A federal jury convicted three former executives at the failed Bank of the Commonwealth in Norfolk, Va., of hiding the bank's bad assets for their own gain.

Former chief executive Edward Woodward was found guilty of bank fraud by a Norfolk jury, the special inspector general of the Troubled Asset Relief Program said Friday. Two other former executives of the bank and one real estate developer who worked with the bank were convicted of conspiring to commit bank fraud, counts that each carries a maximum of 30 years in prison. The four men will be sentenced in September.

The four were found guilty of hiding the Bank of the Commonwealth's bad loans by overdrawing demand deposit accounts and using income from other assets to make loan payments. They also altered documents to understate the bank's troubles.

In addition to Woodward, the three convicted were Woodward's son Troy, who was vice president and mortgage loan specialist at one of the Bank of the Commonwealth's wholly owned subsidiaries; former executive vice president and commercial loan officer Stephen Fields; and Dwight Etheridge, a real estate developer who worked with the bank. The former chief lending officer, Simon Hounslow, was acquitted of all charges.

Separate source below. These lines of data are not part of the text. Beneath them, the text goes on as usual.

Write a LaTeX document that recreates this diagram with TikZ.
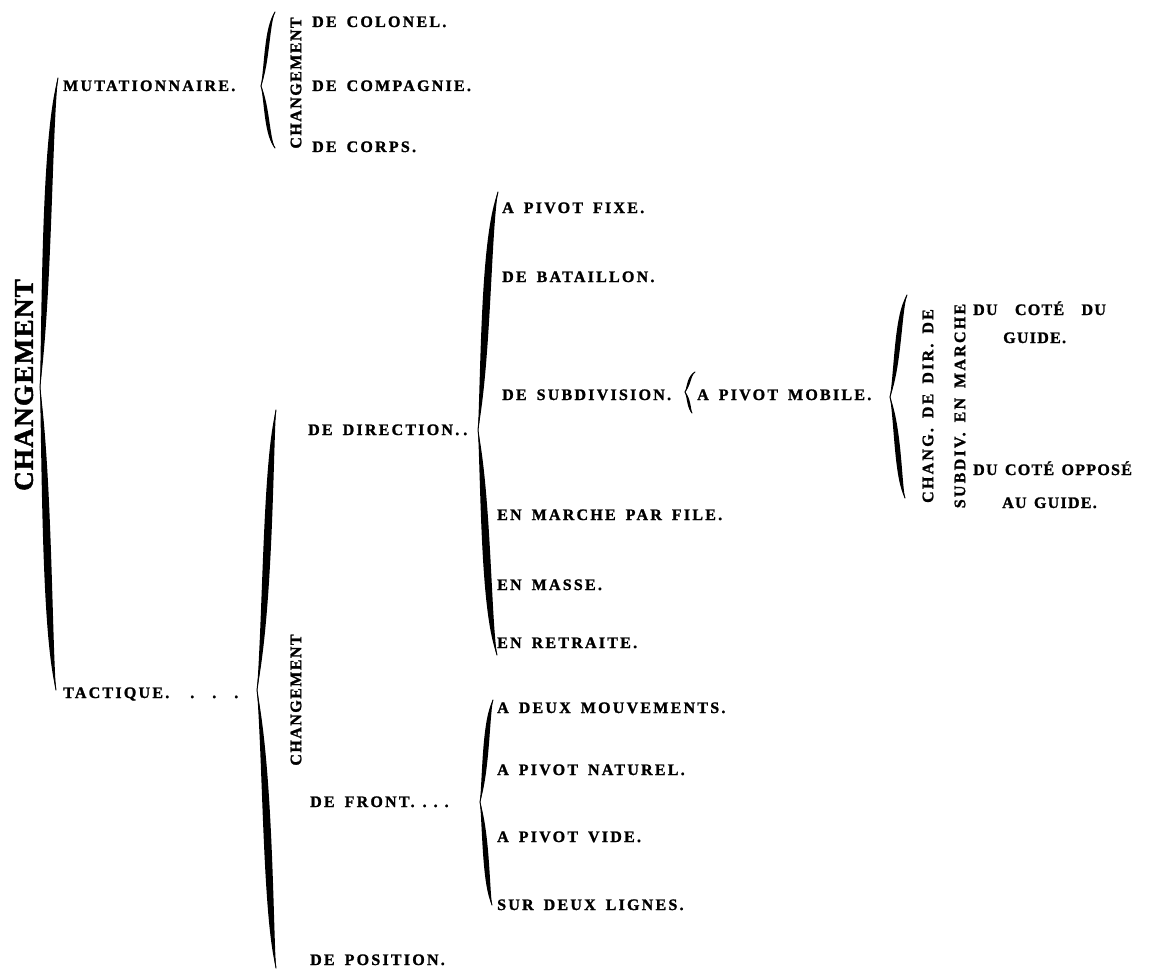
\documentclass[tikz,border=0pt]{standalone}
\usepackage{fontspec}
\newfontfamily\lab{Liberation Serif Bold}[LetterSpace=14,WordSpace=1.6,FakeBold=1.4]
\newfontfamily\labr{Liberation Serif Bold}[LetterSpace=8,WordSpace=1.4,FakeBold=1.4]
\newfontfamily\labbig{Liberation Serif Bold}[LetterSpace=5,FakeBold=1.8]
\newfontfamily\labmid{Liberation Serif Bold}[LetterSpace=9,FakeBold=1.4]
\newcommand\brc[8]{%
 \pgfmathsetmacro\bLu{#5-#2}%
 \pgfmathsetmacro\bLl{#7-#5}%
 \pgfmathsetmacro\bAu{#2+0.18*\bLu}%
 \pgfmathsetmacro\bBu{#5-0.3*\bLu}%
 \pgfmathsetmacro\bAl{#5+0.3*\bLl}%
 \pgfmathsetmacro\bBl{#7-0.18*\bLl}%
 \pgfmathsetmacro\bL{#3-#8}%
 \pgfmathsetmacro\bR{#3+#8}%
 \fill[ink] (#1,#2) .. controls (\bL,\bAu) and (\bL,\bBu) .. (#4,#5) .. controls (\bR,\bBu) and (\bR,\bAu) .. cycle;
 \fill[ink] (#4,#5) .. controls (\bL,\bAl) and (\bL,\bBl) .. (#6,#7) .. controls (\bR,\bBl) and (\bR,\bAl) .. cycle;
 \draw[ink,line width=1pt,line cap=round] (#1,#2) .. controls (#3,\bAu) and (#3,\bBu) .. (#4,#5) .. controls (#3,\bAl) and (#3,\bBl) .. (#6,#7);
}
\begin{document}
\begin{tikzpicture}[x=1pt,y=-1pt,
  ink/.style={black},
  item/.style={anchor=base west, inner sep=0pt, text=black, font=\lab\fontsize{16}{16}\selectfont},
  itemr/.style={anchor=base west, inner sep=0pt, text=black, font=\labr\fontsize{16}{16}\selectfont},
  rot/.style={rotate=90, anchor=center, inner sep=0pt, text=black},
  rotbig/.style={rot, font=\labbig\fontsize{27}{27}\selectfont},
  rotmid/.style={rot, font=\labmid\fontsize{16}{16}\selectfont},
  rotsm/.style={rot, font=\lab\fontsize{16}{16}\selectfont}]
\fill[white] (0,0) rectangle (1149,971);
\useasboundingbox (0,0) rectangle (1149,971);

% rotated headings
\node[rotbig] (chg) at (24,385) {CHANGEMENT};
\node[rotmid] (chg1) at (296,83) {CHANGEMENT};
\node[rotmid] (chg2) at (296,700) {CHANGEMENT};
\node[rotsm] (cd1) at (928,406) {CHANG. DE DIR. DE};
\node[rotsm] (cd2) at (960,406) {SUBDIV. EN MARCHE};

% labels
\node[item] (mut) at (63,91) {MUTATIONNAIRE.};
\node[item] (col) at (312,27) {DE COLONEL.};
\node[item] (cpg) at (312,91) {DE COMPAGNIE.};
\node[item] (crp) at (312,152) {DE CORPS.};
\node[item] (tac) at (63,698) {TACTIQUE.\hspace{21pt}.\hspace{18pt}.\hspace{18pt}.};
\node[item] (dir) at (308,435) {DE DIRECTION.\hspace{4pt}.};
\node[item] (fro) at (310,807) {DE FRONT.\hspace{8pt}.\hspace{7pt}.\hspace{7pt}.};
\node[item] (pos) at (310,965) {DE POSITION.};
\node[item] (pfx) at (502,213) {A PIVOT FIXE.};
\node[item] (bat) at (502,282) {DE BATAILLON.};
\node[item] (sub) at (502,400) {DE SUBDIVISION.};
\node[item] (emf) at (497,520) {EN MARCHE PAR FILE.};
\node[item] (ems) at (497,590) {EN MASSE.};
\node[item] (ert) at (497,648) {EN RETRAITE.};
\node[item] (pmb) at (697,400) {A PIVOT MOBILE.};
\node[itemr] (cdu) at (973,315) {DU\hspace{10pt} COTÉ\hspace{10pt} DU};
\node[itemr] (gd1) at (1003,343) {GUIDE.};
\node[itemr] (cop) at (973,475) {DU COTÉ OPPOSÉ};
\node[itemr] (gd2) at (1002,508) {AU GUIDE.};
\node[item] (dmv) at (497,713) {A DEUX MOUVEMENTS.};
\node[item] (pnt) at (497,775) {A PIVOT NATUREL.};
\node[item] (pvd) at (497,842) {A PIVOT VIDE.};
\node[item] (sdl) at (497,910) {SUR DEUX LIGNES.};

% braces
\brc{58}{78}{47}{40}{387}{56}{690}{5}
\brc{275}{12}{267}{261}{86}{275}{148}{2.5}
\brc{276}{410}{268}{257}{690}{276}{968}{5}
\brc{498}{192}{486}{478}{430}{497}{655}{5}
\brc{695}{372}{689}{685}{392}{692}{413}{1.8}
\brc{907}{295}{898}{890}{397}{905}{498}{3.5}
\brc{493}{700}{486}{480}{802}{492}{905}{3.5}
\end{tikzpicture}
\end{document}
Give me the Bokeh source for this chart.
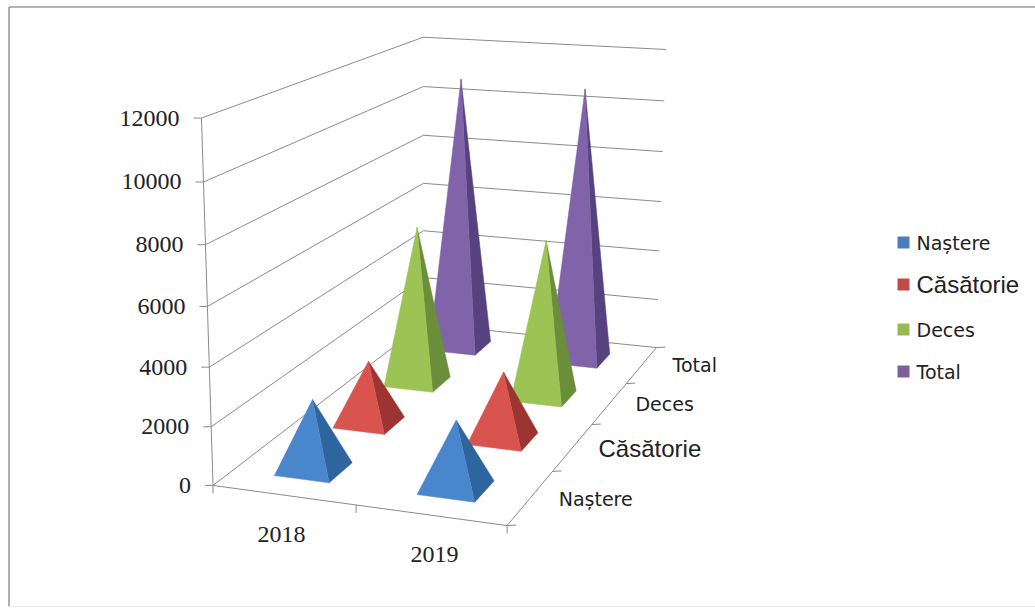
import numpy as np
from bokeh.core.properties import value
from bokeh.embed import file_html
from bokeh.models import Range1d
from bokeh.plotting import figure
from bokeh.resources import INLINE

# Chart values
years = ["2018", "2019"]
series = ["Naștere", "Căsătorie", "Deces", "Total"]
nastere = [2420, 2300]
casatorie = [2270, 2420]
deces = [6000, 5920]
total = [10800, 10700]
value_ticks = [0, 2000, 4000, 6000, 8000, 10000, 12000]

# Front face and side face colour per series
front_colors = ["#4a86cc", "#d9534f", "#9bc455", "#8063a9"]
side_colors = ["#2f659f", "#9c3431", "#6b8e3a", "#56427f"]
legend_colors = ["#4a7ebb", "#be4b48", "#98b954", "#7d5fa0"]

VALUE_MAX = 12000.0
WIDTH, HEIGHT = 1035, 608

# Box corners in (category, series, value) space and where they land on the page;
# a perspective camera is fitted to them.
camera_anchors = [
    ((0, 0, 0), (212.7, 485.0)), ((1, 0, 0), (355.0, 505.0)), ((2, 0, 0), (506.0, 524.5)),
    ((2, 1, 0), (551.7, 471.0)), ((2, 2, 0), (591.7, 424.0)), ((2, 3, 0), (626.7, 383.3)),
    ((2, 4, 0), (655.0, 346.5)), ((0, 4, 0), (423.0, 323.0)),
    ((0, 0, 6000), (207.0, 306.7)), ((0, 4, 6000), (423.5, 183.0)), ((2, 4, 6000), (661.7, 201.7)),
    ((0, 0, 12000), (201.7, 116.7)), ((0, 4, 12000), (421.7, 36.7)), ((2, 4, 12000), (665.0, 49.0)),
]


def fit_camera(anchors):
    rows, rhs = [], []
    for (a, b, c), (u, v) in anchors:
        c = c / VALUE_MAX
        rows.append([a, b, c, 1, 0, 0, 0, 0, -u * a, -u * b, -u * c])
        rows.append([0, 0, 0, 0, a, b, c, 1, -v * a, -v * b, -v * c])
        rhs += [u, v]
    m = np.linalg.lstsq(np.array(rows, float), np.array(rhs, float), rcond=None)[0]
    return np.append(m, 1.0).reshape(3, 4)


CAMERA = fit_camera(camera_anchors)


def project(a, b, c):
    h = CAMERA @ np.array([a, b, c / VALUE_MAX, 1.0])
    return float(h[0] / h[2]), float(h[1] / h[2])


p = figure(width=WIDTH, height=HEIGHT, output_backend="svg", toolbar_location=None,
           x_range=Range1d(0, WIDTH), y_range=Range1d(HEIGHT, 0), min_border=0,
           background_fill_color="white", border_fill_color="white", outline_line_color=None)
p.axis.visible = False
p.grid.visible = False

# Chart area border: top and left edges are strong, the bottom one is faint
p.line([8.5, 8.5], [6.5, 606], line_color="#9a9a9a", line_width=1.6)
p.line([8.5, WIDTH], [6.5, 6.5], line_color="#9a9a9a", line_width=1.6)
p.line([8.5, WIDTH], [606, 606], line_color="#ececec", line_width=1)

AXIS_GRAY = "#8a8a8a"
nx, ny = len(years), len(series)
wall_xs, wall_ys = [], []


def segment(start, end):
    wall_xs.append([start[0], end[0]])
    wall_ys.append([start[1], end[1]])


# Gridlines along the left wall and the back wall, with the value tick marks
for v in value_ticks:
    a, b, c = project(0, 0, v), project(0, ny, v), project(nx, ny, v)
    wall_xs.append([a[0], b[0], c[0]])
    wall_ys.append([a[1], b[1], c[1]])
    segment((a[0] - 8, a[1]), a)

# Vertical value axis
segment(project(0, 0, 0), project(0, 0, VALUE_MAX))

# Floor edges and their tick marks
segment(project(0, 0, 0), project(nx, 0, 0))
segment(project(nx, 0, 0), project(nx, ny, 0))
for i in range(nx + 1):
    pt = project(i, 0, 0)
    segment(pt, (pt[0], pt[1] + 8))
for j in range(ny + 1):
    pt = project(nx, j, 0)
    segment(pt, (pt[0] + 9, pt[1] - 0.5))

p.multi_line(wall_xs, wall_ys, line_color=AXIS_GRAY, line_width=1)

# Pyramids, furthest row first so the nearer ones cover them
HALF_X = 0.195
HALF_Y = 0.2
CENTER_SHIFT = -0.005
rows = [nastere, casatorie, deces, total]
for j in reversed(range(ny)):
    for i in range(nx):
        height = rows[j][i]
        cx, cy = i + 0.5 + CENTER_SHIFT, j + 0.5
        apex = project(cx, cy, height)
        fl = project(cx - HALF_X, cy - HALF_Y, 0)
        fr = project(cx + HALF_X, cy - HALF_Y, 0)
        br = project(cx + HALF_X, cy + HALF_Y, 0)
        p.patch([apex[0], fr[0], br[0]], [apex[1], fr[1], br[1]],
                fill_color=side_colors[j], line_color=side_colors[j], line_width=0.5)
        p.patch([apex[0], fl[0], fr[0]], [apex[1], fl[1], fr[1]],
                fill_color=front_colors[j], line_color=front_colors[j], line_width=0.5)

# Value labels
SERIF = value("Liberation Serif")
SANS = value("Liberation Sans")
LABEL = value("DejaVu Sans")
TEXT = "#222222"
lab_x, lab_y, lab_t = [], [], []
for v in value_ticks:
    x0, y0 = project(0, 0, v)
    lab_x.append(x0 - 22)
    lab_y.append(y0)
    lab_t.append(str(v))
p.text(lab_x, lab_y, text=lab_t, text_font=SERIF, text_font_size="24px", text_color=TEXT,
       text_align="right", text_baseline="middle")

# Category labels under the front edge
year_label_offsets = [-2, 4]
for i, year in enumerate(years):
    x0, y0 = project(i + 0.5, 0, 0)
    p.text([x0 + year_label_offsets[i]], [y0 + 39], text=[year], text_font=SERIF,
           text_font_size="24px", text_color=TEXT, text_align="center", text_baseline="middle")

# Series labels beside the right edge; the second one is set in a different face
series_label_offsets = [(65, 2), (77, 1.5), (55, 1), (53, 0)]
for j, name in enumerate(series):
    x0, y0 = project(nx, j + 0.5, 0)
    font, size = (SANS, "24px") if j == 1 else (LABEL, "19px")
    dx, dy = series_label_offsets[j]
    p.text([x0 + dx], [y0 + dy], text=[name], text_font=font,
           text_font_size=size, text_color=TEXT, text_align="center", text_baseline="middle")

# Legend
legend_rows = [242, 284, 329, 371]
for name, color, y, j in zip(series, legend_colors, legend_rows, range(ny)):
    p.rect([903], [y], width=12, height=12, fill_color=color, line_color=None)
    font, size = (SANS, "24px") if j == 1 else (LABEL, "19px")
    p.text([916], [y], text=[name], text_font=font, text_font_size=size, text_color=TEXT,
           text_align="left", text_baseline="middle")

open("out.html", "w").write(file_html(p, INLINE))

Bank of the Commonwealth was seized in September 2011 in a failure that cost the Federal Deposit Insurance Corp. approximately $268 million. The bank applied to receive $28 million through Tarp in November 2008, but withdrew its application after the Federal Reserve raised concerns about the bank's health. The bank lost $115 million from 2008 through its 2011 failure.

"Today's verdict is justice served for a massive bank fraud conspiracy at Bank of the Commonwealth," the special inspector general for Tarp, Christy Romero, said in a news release.